_Material provided_
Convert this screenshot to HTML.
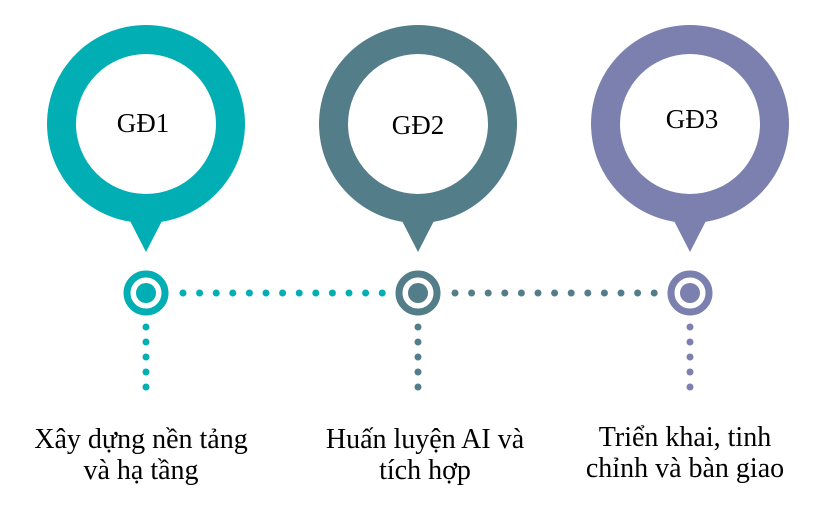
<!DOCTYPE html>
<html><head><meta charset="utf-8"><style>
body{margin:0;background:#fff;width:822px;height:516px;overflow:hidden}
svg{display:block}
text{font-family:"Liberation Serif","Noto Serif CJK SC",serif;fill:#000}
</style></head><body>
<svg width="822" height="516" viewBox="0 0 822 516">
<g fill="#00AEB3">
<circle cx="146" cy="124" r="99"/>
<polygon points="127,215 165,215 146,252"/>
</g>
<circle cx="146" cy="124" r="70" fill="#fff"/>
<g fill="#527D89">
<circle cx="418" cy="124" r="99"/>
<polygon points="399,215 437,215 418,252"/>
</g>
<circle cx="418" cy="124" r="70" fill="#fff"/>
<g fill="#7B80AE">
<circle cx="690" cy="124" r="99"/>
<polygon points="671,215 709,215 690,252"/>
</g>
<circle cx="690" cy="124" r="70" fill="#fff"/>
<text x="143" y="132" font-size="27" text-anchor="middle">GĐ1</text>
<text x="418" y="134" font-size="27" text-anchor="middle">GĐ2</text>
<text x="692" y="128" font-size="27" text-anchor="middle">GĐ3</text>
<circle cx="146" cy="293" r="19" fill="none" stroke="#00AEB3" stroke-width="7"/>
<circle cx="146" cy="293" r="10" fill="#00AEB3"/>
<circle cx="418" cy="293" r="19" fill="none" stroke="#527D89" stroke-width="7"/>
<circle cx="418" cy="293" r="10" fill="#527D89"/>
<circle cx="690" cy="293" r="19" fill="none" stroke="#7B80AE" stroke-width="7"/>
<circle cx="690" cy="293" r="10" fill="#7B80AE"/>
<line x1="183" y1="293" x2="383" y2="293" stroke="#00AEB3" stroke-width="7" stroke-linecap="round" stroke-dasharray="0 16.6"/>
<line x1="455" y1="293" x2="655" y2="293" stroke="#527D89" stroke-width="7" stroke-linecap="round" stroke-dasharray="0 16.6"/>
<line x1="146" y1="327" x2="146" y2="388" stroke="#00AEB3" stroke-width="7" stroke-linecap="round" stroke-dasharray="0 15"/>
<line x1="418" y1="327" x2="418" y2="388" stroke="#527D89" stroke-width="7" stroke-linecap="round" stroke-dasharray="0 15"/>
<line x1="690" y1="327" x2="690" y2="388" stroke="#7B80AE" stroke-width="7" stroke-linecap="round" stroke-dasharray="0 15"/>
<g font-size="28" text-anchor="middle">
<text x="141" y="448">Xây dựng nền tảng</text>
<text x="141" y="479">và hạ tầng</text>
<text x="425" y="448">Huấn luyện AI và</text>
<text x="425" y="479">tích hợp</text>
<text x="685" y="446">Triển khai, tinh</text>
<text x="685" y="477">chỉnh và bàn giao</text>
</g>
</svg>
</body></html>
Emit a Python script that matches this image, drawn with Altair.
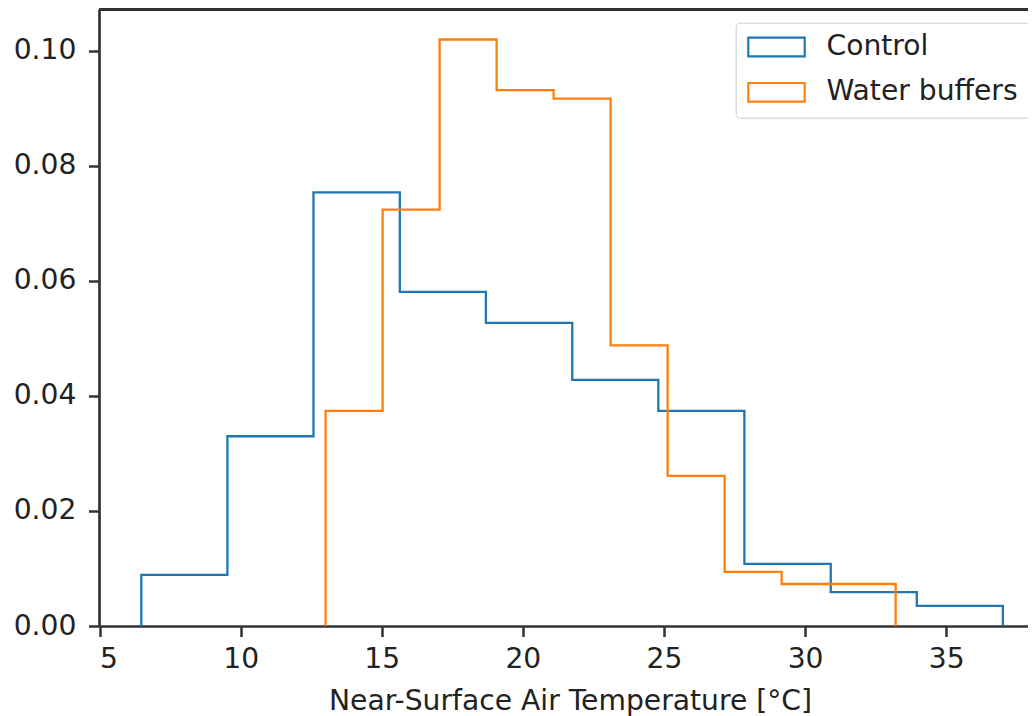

_Task brief_
What is the number of lines in the data that hold the string "this"? Answer with the number only.

_Full answer_
2